Guassa avoided that fate in part because locals kept control, rules were clear, oversight was strict, and users were invested. Nobel Prize winner Elinor Ostrom found that similar strategies also succeeded in places as disparate as Swiss farming villages, Japanese forests, and New England lobster fisheries. Comparable efforts are being employed in Namibia to protect wildlife. But Guassa for centuries was aided by elevation and remoteness, which kept newcomers at bay. Now new pressures are all around. The Derg is gone, but other parts of the country are again wrestling with political instability. Climate change is making higher land even more suitable for farming. By 2050 Ethiopia’s population could increase 10-fold from what it was in 1950, to 188 million.
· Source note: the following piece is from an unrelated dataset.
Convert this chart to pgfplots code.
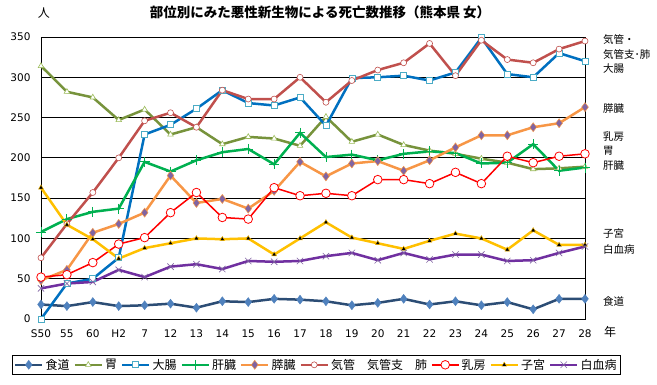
\documentclass[border=0pt]{standalone}
\usepackage{fontspec}
\setmainfont{DejaVu Sans}
\newfontfamily\jp{Noto Sans CJK JP}
\usepackage{pgfplots}
\pgfplotsset{compat=1.18}
\definecolor{cA}{HTML}{2C4D75}\definecolor{cAm}{HTML}{4F81BD}
\definecolor{cB}{HTML}{77933C}\definecolor{cBm}{HTML}{9BBB59}
\definecolor{cC}{HTML}{0070C0}\definecolor{cCm}{HTML}{4BACC6}
\definecolor{cD}{HTML}{00B050}
\definecolor{cE}{HTML}{F79646}\definecolor{cEm}{HTML}{8064A2}
\definecolor{cF}{HTML}{C0504D}
\definecolor{cG}{HTML}{FF0000}
\definecolor{cH}{HTML}{FFC000}
\definecolor{cI}{HTML}{7030A0}\definecolor{cIm}{HTML}{8064A2}
\begin{document}
\begin{tikzpicture}
\useasboundingbox (-41pt,-66pt) rectangle (616pt,319pt);
\begin{axis}[
  at={(0pt,0pt)}, anchor=south west,
  scale only axis, width=544pt, height=282pt,
  xmin=0, xmax=21, ymin=0, ymax=350,
  xtick={0,...,21},
  xticklabels={S50,55,60,H2,7,12,13,14,15,16,17,18,19,20,21,22,23,24,25,26,27,28},
  ytick={0,50,...,350},
  ymajorgrids, major grid style={black, line width=0.8pt},
  axis line style={black, line width=0.8pt},
  major tick length=0pt,
  /pgf/number format/assume math mode=true,
  ticklabel style={font=\fontsize{10.5}{12}\selectfont},
  yticklabel style={xshift=-7pt},
  xticklabel style={yshift=-7pt},
  clip=false,
  legend columns=9,
  legend cell align=left,
  legend style={at={(0.506,-0.128)}, anchor=north, draw=black, line width=0.8pt,
    font=\jp\fontsize{12}{13}\selectfont, inner sep=1.5pt,
    /tikz/every even column/.append style={column sep=2pt}},
  legend image code/.code={\draw[mark repeat=2,mark phase=2] plot coordinates {(0pt,0pt)(13.5pt,0pt)(27pt,0pt)};},
]
\addplot[cA, line width=2.5pt, mark=diamond*, mark size=4.5pt, mark options={line width=0.4pt, fill=cAm, draw=cAm}] coordinates {
(0,18)(1,16)(2,21)(3,16)(4,17)(5,19)(6,14)(7,22)(8,21)(9,25)(10,24)(11,22)(12,17)(13,20)(14,25)(15,18)(16,22)(17,17)(18,21)(19,12)(20,25)(21,25)};
\addlegendentry{食道}
\addplot[cB, line width=2.5pt, mark=triangle*, mark size=3.2pt, mark options={line width=0.6pt, fill=white, draw=cBm}] coordinates {
(0,314)(1,282)(2,275)(3,247)(4,260)(5,229)(6,238)(7,217)(8,226)(9,224)(10,215)(11,251)(12,220)(13,229)(14,216)(15,209)(16,205)(17,199)(18,194)(19,186)(20,187)(21,189)};
\addlegendentry{胃}
\addplot[cC, line width=2.5pt, mark=square*, mark size=3pt, mark options={line width=0.7pt, fill=white, draw=cCm}] coordinates {
(0,0)(1,44)(2,50)(3,76)(4,229)(5,241)(6,261)(7,284)(8,268)(9,265)(10,275)(11,240)(12,299)(13,300)(14,302)(15,296)(16,306)(17,349)(18,304)(19,300)(20,330)(21,320)};
\addlegendentry{大腸}
\addplot[cD, line width=2.5pt, mark=+, mark size=5pt, mark options={line width=0.9pt, draw=cD}] coordinates {
(0,108)(1,124)(2,133)(3,137)(4,195)(5,183)(6,197)(7,207)(8,211)(9,192)(10,231)(11,201)(12,204)(13,197)(14,205)(15,208)(16,206)(17,193)(18,194)(19,217)(20,184)(21,188)};
\addlegendentry{肝臓}
\addplot[cE, line width=2.5pt, mark=diamond*, mark size=4.5pt, mark options={line width=0.5pt, fill=cEm, draw=cE}] coordinates {
(0,48)(1,61)(2,107)(3,118)(4,132)(5,178)(6,144)(7,149)(8,137)(9,159)(10,195)(11,177)(12,193)(13,196)(14,184)(15,197)(16,213)(17,228)(18,228)(19,238)(20,243)(21,263)};
\addlegendentry{膵臓}
\addplot[cF, line width=2.5pt, mark=*, mark size=3pt, mark options={line width=0.6pt, fill=white, draw=cF}] coordinates {
(0,76)(1,118)(2,157)(3,200)(4,246)(5,256)(6,238)(7,284)(8,273)(9,273)(10,300)(11,269)(12,296)(13,309)(14,318)(15,342)(16,302)(17,346)(18,322)(19,318)(20,335)(21,345)};
\addlegendentry{気管　気管支　肺}
\addplot[cG, line width=1.5pt, mark=*, mark size=4.3pt, mark options={line width=0.8pt, fill=white, draw=cG}] coordinates {
(0,52)(1,55)(2,70)(3,93)(4,101)(5,132)(6,157)(7,126)(8,124)(9,163)(10,153)(11,156)(12,153)(13,173)(14,173)(15,168)(16,182)(17,168)(18,202)(19,194)(20,202)(21,205)};
\addlegendentry{乳房}
\addplot[cH, line width=2.5pt, mark=triangle*, mark size=2.8pt, mark options={line width=0.4pt, fill=black, draw=cH}] coordinates {
(0,163)(1,117)(2,99)(3,75)(4,88)(5,94)(6,100)(7,99)(8,100)(9,80)(10,100)(11,120)(12,101)(13,94)(14,87)(15,97)(16,106)(17,100)(18,86)(19,110)(20,92)(21,92)};
\addlegendentry{子宮}
\addplot[cI, line width=2.5pt, mark=x, mark size=4.5pt, mark options={line width=0.6pt, draw=cIm}] coordinates {
(0,38)(1,44)(2,46)(3,61)(4,52)(5,65)(6,68)(7,62)(8,72)(9,71)(10,72)(11,78)(12,82)(13,73)(14,82)(15,74)(16,80)(17,80)(18,72)(19,73)(20,82)(21,90)};
\addlegendentry{白血病}
\end{axis}
\node[font=\jp\bfseries\fontsize{13.5}{15}\selectfont] at (279pt,307pt) {部位別にみた悪性新生物による死亡数推移（熊本県 女）};
\node[font=\jp\fontsize{12}{13}\selectfont] at (3pt,306pt) {人};
\node[font=\jp\fontsize{12}{13}\selectfont] at (569pt,-13pt) {年};
\begin{scope}[every node/.style={anchor=west, inner sep=0pt, font=\jp\fontsize{10.5}{12}\selectfont}]
\node at (562pt,279pt) {気管・};
\node at (562pt,264pt) {気管支･肺};
\node at (562pt,250pt) {大腸};
\node at (562pt,210pt) {膵臓};
\node at (562pt,182pt) {乳房};
\node at (562pt,168pt) {胃};
\node at (562pt,153pt) {肝臓};
\node at (562pt,85pt) {子宮};
\node at (562pt,70pt) {白血病};
\node at (562pt,17pt) {食道};
\end{scope}
\end{tikzpicture}
\end{document}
A country less than twice the size of Texas would have nearly seven times as many citizens. Incomes are rising, but one-third of Ethiopians still live in extreme poverty. So the government is encouraging Chinese investment.

Making our way back toward Guassa, I see a meadow popular with geladas. Yellow tractors and earthmovers are paving a dirt road that skirts the meadow’s edge. Machinery is ripping up wetlands thick with nutritious vegetation. Power lines and cell towers and a rudimentary tourist lodge have all been built within the past decade. And why not? Life here is hard, opportunity is scarce. Development, ecotourism, and access to more markets could pull people out of poverty and help modernize the economy. But all this will put the region and its monkeys to the test.
Back in camp on one of my last evenings, Kerby and I follow the monkeys as they move in tight formation beneath a setting sun. One by one, amid their squeaks and grunts, the geladas clamber back over steep cliffs, where they will huddle until dawn on thin, rocky ledges. Honed over millennia, this practice protects sleeping geladas from hungry hyenas or other night-prowling predators. As I watch the stragglers break into a languid trot, it’s hard to escape a sense of unease. Evolution has prepared our fellow primates for many threats. But there will be no place to hide from what we’re about to throw their way.